> _Your objective_
Retype all of the data. Every line must match exactly.

> _Data excerpt_
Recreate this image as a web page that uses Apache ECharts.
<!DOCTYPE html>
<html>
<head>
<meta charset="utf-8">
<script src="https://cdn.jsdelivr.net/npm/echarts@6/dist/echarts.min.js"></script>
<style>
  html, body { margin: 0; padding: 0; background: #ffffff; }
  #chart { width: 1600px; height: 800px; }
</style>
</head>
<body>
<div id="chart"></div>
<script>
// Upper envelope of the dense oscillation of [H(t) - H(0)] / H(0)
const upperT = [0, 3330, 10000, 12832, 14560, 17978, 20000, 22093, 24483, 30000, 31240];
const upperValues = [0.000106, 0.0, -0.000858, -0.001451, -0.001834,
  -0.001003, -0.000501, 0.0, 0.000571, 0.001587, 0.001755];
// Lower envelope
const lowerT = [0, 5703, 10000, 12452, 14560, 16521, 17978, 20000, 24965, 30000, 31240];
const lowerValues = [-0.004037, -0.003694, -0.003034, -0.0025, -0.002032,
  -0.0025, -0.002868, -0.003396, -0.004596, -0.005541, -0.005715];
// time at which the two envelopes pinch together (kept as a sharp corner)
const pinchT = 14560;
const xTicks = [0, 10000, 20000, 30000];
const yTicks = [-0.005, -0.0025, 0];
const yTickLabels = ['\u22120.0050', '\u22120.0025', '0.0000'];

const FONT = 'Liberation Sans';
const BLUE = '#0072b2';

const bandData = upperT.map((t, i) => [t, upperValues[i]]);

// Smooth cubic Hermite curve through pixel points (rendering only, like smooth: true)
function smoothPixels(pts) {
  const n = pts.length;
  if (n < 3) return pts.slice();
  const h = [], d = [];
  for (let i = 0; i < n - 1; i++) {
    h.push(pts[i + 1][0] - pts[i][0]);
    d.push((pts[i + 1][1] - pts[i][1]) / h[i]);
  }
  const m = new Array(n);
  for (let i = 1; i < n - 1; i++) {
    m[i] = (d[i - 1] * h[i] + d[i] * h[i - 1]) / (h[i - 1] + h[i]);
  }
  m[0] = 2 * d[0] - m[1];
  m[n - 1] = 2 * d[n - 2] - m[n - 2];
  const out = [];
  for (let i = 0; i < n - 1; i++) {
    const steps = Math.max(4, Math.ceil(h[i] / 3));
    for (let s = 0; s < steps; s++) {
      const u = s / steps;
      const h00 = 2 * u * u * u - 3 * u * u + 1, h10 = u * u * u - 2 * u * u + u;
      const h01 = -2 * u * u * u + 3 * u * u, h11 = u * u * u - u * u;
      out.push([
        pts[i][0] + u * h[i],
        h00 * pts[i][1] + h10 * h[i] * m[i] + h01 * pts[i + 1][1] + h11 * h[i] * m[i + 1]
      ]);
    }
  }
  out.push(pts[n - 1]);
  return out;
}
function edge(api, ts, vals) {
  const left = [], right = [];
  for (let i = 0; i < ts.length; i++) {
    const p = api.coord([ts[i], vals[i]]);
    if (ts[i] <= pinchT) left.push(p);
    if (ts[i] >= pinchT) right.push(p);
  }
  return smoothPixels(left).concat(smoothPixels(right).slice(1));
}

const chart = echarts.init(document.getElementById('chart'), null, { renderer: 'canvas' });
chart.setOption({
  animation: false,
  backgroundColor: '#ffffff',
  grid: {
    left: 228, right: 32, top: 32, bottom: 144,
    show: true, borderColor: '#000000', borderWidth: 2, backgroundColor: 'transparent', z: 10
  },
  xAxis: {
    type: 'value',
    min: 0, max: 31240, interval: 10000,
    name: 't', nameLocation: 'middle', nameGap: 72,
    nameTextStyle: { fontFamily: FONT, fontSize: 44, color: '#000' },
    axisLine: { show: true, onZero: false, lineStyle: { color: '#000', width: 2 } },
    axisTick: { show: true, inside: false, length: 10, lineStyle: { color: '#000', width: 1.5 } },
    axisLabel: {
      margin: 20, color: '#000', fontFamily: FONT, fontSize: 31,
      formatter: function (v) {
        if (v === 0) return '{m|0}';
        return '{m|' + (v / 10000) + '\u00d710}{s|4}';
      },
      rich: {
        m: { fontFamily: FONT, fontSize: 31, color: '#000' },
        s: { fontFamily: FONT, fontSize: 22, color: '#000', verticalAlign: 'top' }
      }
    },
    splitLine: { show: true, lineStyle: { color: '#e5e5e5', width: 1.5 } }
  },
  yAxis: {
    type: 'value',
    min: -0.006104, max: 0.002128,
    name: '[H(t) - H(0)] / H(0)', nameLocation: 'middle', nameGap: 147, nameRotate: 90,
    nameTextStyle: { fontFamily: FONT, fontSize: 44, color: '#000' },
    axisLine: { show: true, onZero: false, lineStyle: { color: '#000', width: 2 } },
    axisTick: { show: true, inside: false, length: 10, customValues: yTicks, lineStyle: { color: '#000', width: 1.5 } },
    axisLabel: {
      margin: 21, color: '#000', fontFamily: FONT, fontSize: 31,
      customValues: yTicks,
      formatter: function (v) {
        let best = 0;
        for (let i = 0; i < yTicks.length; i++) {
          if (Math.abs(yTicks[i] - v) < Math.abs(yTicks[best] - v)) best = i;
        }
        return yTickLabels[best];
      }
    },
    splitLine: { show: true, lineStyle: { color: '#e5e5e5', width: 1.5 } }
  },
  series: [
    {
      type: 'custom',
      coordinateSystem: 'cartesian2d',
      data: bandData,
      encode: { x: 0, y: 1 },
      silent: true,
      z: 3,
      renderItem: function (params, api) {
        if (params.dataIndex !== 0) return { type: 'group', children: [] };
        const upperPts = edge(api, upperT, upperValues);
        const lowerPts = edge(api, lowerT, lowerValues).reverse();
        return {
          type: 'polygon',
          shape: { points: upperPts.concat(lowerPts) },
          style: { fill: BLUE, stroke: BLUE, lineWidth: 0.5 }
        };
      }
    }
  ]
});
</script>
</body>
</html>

> _Task answer_
Recreate this image as a web page that uses Apache ECharts.
<!DOCTYPE html>
<html>
<head>
<meta charset="utf-8">
<script src="https://cdn.jsdelivr.net/npm/echarts@6/dist/echarts.min.js"></script>
<style>
  html, body { margin: 0; padding: 0; background: #ffffff; }
  #chart { width: 1600px; height: 800px; }
</style>
</head>
<body>
<div id="chart"></div>
<script>
// Upper envelope of the dense oscillation of [H(t) - H(0)] / H(0)
const upperT = [0, 3330, 10000, 12832, 14560, 17978, 20000, 22093, 24483, 30000, 31240];
const upperValues = [0.000106, 0.0, -0.000858, -0.001451, -0.001834,
  -0.001003, -0.000501, 0.0, 0.000571, 0.001587, 0.001755];
// Lower envelope
const lowerT = [0, 5703, 10000, 12452, 14560, 16521, 17978, 20000, 24965, 30000, 31240];
const lowerValues = [-0.004037, -0.003694, -0.003034, -0.0025, -0.002032,
  -0.0025, -0.002868, -0.003396, -0.004596, -0.005541, -0.005715];
// time at which the two envelopes pinch together (kept as a sharp corner)
const pinchT = 14560;
const xTicks = [0, 10000, 20000, 30000];
const yTicks = [-0.005, -0.0025, 0];
const yTickLabels = ['\u22120.0050', '\u22120.0025', '0.0000'];

const FONT = 'Liberation Sans';
const BLUE = '#0072b2';

const bandData = upperT.map((t, i) => [t, upperValues[i]]);

// Smooth cubic Hermite curve through pixel points (rendering only, like smooth: true)
function smoothPixels(pts) {
  const n = pts.length;
  if (n < 3) return pts.slice();
  const h = [], d = [];
  for (let i = 0; i < n - 1; i++) {
    h.push(pts[i + 1][0] - pts[i][0]);
    d.push((pts[i + 1][1] - pts[i][1]) / h[i]);
  }
  const m = new Array(n);
  for (let i = 1; i < n - 1; i++) {
    m[i] = (d[i - 1] * h[i] + d[i] * h[i - 1]) / (h[i - 1] + h[i]);
  }
  m[0] = 2 * d[0] - m[1];
  m[n - 1] = 2 * d[n - 2] - m[n - 2];
  const out = [];
  for (let i = 0; i < n - 1; i++) {
    const steps = Math.max(4, Math.ceil(h[i] / 3));
    for (let s = 0; s < steps; s++) {
      const u = s / steps;
      const h00 = 2 * u * u * u - 3 * u * u + 1, h10 = u * u * u - 2 * u * u + u;
      const h01 = -2 * u * u * u + 3 * u * u, h11 = u * u * u - u * u;
      out.push([
        pts[i][0] + u * h[i],
        h00 * pts[i][1] + h10 * h[i] * m[i] + h01 * pts[i + 1][1] + h11 * h[i] * m[i + 1]
      ]);
    }
  }
  out.push(pts[n - 1]);
  return out;
}
function edge(api, ts, vals) {
  const left = [], right = [];
  for (let i = 0; i < ts.length; i++) {
    const p = api.coord([ts[i], vals[i]]);
    if (ts[i] <= pinchT) left.push(p);
    if (ts[i] >= pinchT) right.push(p);
  }
  return smoothPixels(left).concat(smoothPixels(right).slice(1));
}

const chart = echarts.init(document.getElementById('chart'), null, { renderer: 'canvas' });
chart.setOption({
  animation: false,
  backgroundColor: '#ffffff',
  grid: {
    left: 228, right: 32, top: 32, bottom: 144,
    show: true, borderColor: '#000000', borderWidth: 2, backgroundColor: 'transparent', z: 10
  },
  xAxis: {
    type: 'value',
    min: 0, max: 31240, interval: 10000,
    name: 't', nameLocation: 'middle', nameGap: 72,
    nameTextStyle: { fontFamily: FONT, fontSize: 44, color: '#000' },
    axisLine: { show: true, onZero: false, lineStyle: { color: '#000', width: 2 } },
    axisTick: { show: true, inside: false, length: 10, lineStyle: { color: '#000', width: 1.5 } },
    axisLabel: {
      margin: 20, color: '#000', fontFamily: FONT, fontSize: 31,
      formatter: function (v) {
        if (v === 0) return '{m|0}';
        return '{m|' + (v / 10000) + '\u00d710}{s|4}';
      },
      rich: {
        m: { fontFamily: FONT, fontSize: 31, color: '#000' },
        s: { fontFamily: FONT, fontSize: 22, color: '#000', verticalAlign: 'top' }
      }
    },
    splitLine: { show: true, lineStyle: { color: '#e5e5e5', width: 1.5 } }
  },
  yAxis: {
    type: 'value',
    min: -0.006104, max: 0.002128,
    name: '[H(t) - H(0)] / H(0)', nameLocation: 'middle', nameGap: 147, nameRotate: 90,
    nameTextStyle: { fontFamily: FONT, fontSize: 44, color: '#000' },
    axisLine: { show: true, onZero: false, lineStyle: { color: '#000', width: 2 } },
    axisTick: { show: true, inside: false, length: 10, customValues: yTicks, lineStyle: { color: '#000', width: 1.5 } },
    axisLabel: {
      margin: 21, color: '#000', fontFamily: FONT, fontSize: 31,
      customValues: yTicks,
      formatter: function (v) {
        let best = 0;
        for (let i = 0; i < yTicks.length; i++) {
          if (Math.abs(yTicks[i] - v) < Math.abs(yTicks[best] - v)) best = i;
        }
        return yTickLabels[best];
      }
    },
    splitLine: { show: true, lineStyle: { color: '#e5e5e5', width: 1.5 } }
  },
  series: [
    {
      type: 'custom',
      coordinateSystem: 'cartesian2d',
      data: bandData,
      encode: { x: 0, y: 1 },
      silent: true,
      z: 3,
      renderItem: function (params, api) {
        if (params.dataIndex !== 0) return { type: 'group', children: [] };
        const upperPts = edge(api, upperT, upperValues);
        const lowerPts = edge(api, lowerT, lowerValues).reverse();
        return {
          type: 'polygon',
          shape: { points: upperPts.concat(lowerPts) },
          style: { fill: BLUE, stroke: BLUE, lineWidth: 0.5 }
        };
      }
    }
  ]
});
</script>
</body>
</html>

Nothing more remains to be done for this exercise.